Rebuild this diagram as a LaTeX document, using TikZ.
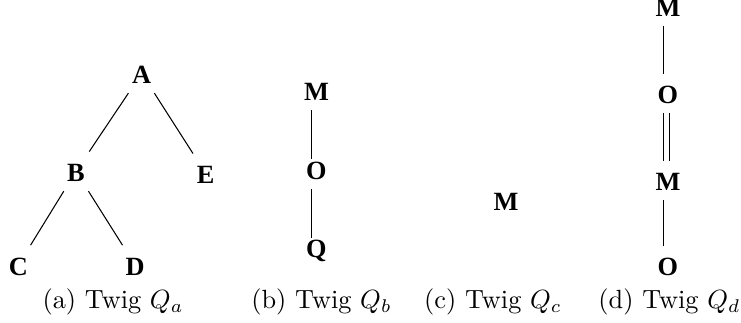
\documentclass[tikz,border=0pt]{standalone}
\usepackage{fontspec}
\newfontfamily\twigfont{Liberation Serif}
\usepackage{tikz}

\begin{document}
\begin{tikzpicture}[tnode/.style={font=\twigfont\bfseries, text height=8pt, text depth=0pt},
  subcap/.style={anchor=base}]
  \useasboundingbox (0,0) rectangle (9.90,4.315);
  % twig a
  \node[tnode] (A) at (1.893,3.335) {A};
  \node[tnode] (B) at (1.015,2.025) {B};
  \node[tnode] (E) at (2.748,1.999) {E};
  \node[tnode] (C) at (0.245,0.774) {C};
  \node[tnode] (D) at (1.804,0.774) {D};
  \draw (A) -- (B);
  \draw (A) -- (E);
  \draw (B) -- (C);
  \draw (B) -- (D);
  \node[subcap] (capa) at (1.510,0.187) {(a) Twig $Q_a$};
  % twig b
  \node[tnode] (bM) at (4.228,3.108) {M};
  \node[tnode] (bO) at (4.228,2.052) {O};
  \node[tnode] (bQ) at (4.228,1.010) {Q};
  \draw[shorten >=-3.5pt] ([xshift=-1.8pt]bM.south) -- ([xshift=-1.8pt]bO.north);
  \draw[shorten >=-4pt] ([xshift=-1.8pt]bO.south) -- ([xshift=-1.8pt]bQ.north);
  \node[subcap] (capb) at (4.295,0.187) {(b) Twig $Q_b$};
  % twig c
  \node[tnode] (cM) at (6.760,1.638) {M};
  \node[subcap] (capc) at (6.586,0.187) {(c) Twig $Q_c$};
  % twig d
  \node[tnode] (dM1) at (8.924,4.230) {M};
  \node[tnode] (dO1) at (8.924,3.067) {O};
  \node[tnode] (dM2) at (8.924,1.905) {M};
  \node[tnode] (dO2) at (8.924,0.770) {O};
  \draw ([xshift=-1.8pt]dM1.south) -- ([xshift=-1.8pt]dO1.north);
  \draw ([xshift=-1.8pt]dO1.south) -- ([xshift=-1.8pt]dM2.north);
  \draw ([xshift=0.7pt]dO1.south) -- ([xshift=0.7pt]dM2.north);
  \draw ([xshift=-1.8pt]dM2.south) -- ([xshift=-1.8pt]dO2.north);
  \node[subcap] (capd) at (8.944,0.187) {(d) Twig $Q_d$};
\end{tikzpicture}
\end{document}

+ + + + +

* [TO DO]:
Copy each line exactly, and leave the pictures out of your copy.

* [FINISHED ANSWER]:
Rebuild this diagram as a LaTeX document, using TikZ.
\documentclass[tikz,border=0pt]{standalone}
\usepackage{fontspec}
\newfontfamily\twigfont{Liberation Serif}
\usepackage{tikz}

\begin{document}
\begin{tikzpicture}[tnode/.style={font=\twigfont\bfseries, text height=8pt, text depth=0pt},
  subcap/.style={anchor=base}]
  \useasboundingbox (0,0) rectangle (9.90,4.315);
  % twig a
  \node[tnode] (A) at (1.893,3.335) {A};
  \node[tnode] (B) at (1.015,2.025) {B};
  \node[tnode] (E) at (2.748,1.999) {E};
  \node[tnode] (C) at (0.245,0.774) {C};
  \node[tnode] (D) at (1.804,0.774) {D};
  \draw (A) -- (B);
  \draw (A) -- (E);
  \draw (B) -- (C);
  \draw (B) -- (D);
  \node[subcap] (capa) at (1.510,0.187) {(a) Twig $Q_a$};
  % twig b
  \node[tnode] (bM) at (4.228,3.108) {M};
  \node[tnode] (bO) at (4.228,2.052) {O};
  \node[tnode] (bQ) at (4.228,1.010) {Q};
  \draw[shorten >=-3.5pt] ([xshift=-1.8pt]bM.south) -- ([xshift=-1.8pt]bO.north);
  \draw[shorten >=-4pt] ([xshift=-1.8pt]bO.south) -- ([xshift=-1.8pt]bQ.north);
  \node[subcap] (capb) at (4.295,0.187) {(b) Twig $Q_b$};
  % twig c
  \node[tnode] (cM) at (6.760,1.638) {M};
  \node[subcap] (capc) at (6.586,0.187) {(c) Twig $Q_c$};
  % twig d
  \node[tnode] (dM1) at (8.924,4.230) {M};
  \node[tnode] (dO1) at (8.924,3.067) {O};
  \node[tnode] (dM2) at (8.924,1.905) {M};
  \node[tnode] (dO2) at (8.924,0.770) {O};
  \draw ([xshift=-1.8pt]dM1.south) -- ([xshift=-1.8pt]dO1.north);
  \draw ([xshift=-1.8pt]dO1.south) -- ([xshift=-1.8pt]dM2.north);
  \draw ([xshift=0.7pt]dO1.south) -- ([xshift=0.7pt]dM2.north);
  \draw ([xshift=-1.8pt]dM2.south) -- ([xshift=-1.8pt]dO2.north);
  \node[subcap] (capd) at (8.944,0.187) {(d) Twig $Q_d$};
\end{tikzpicture}
\end{document}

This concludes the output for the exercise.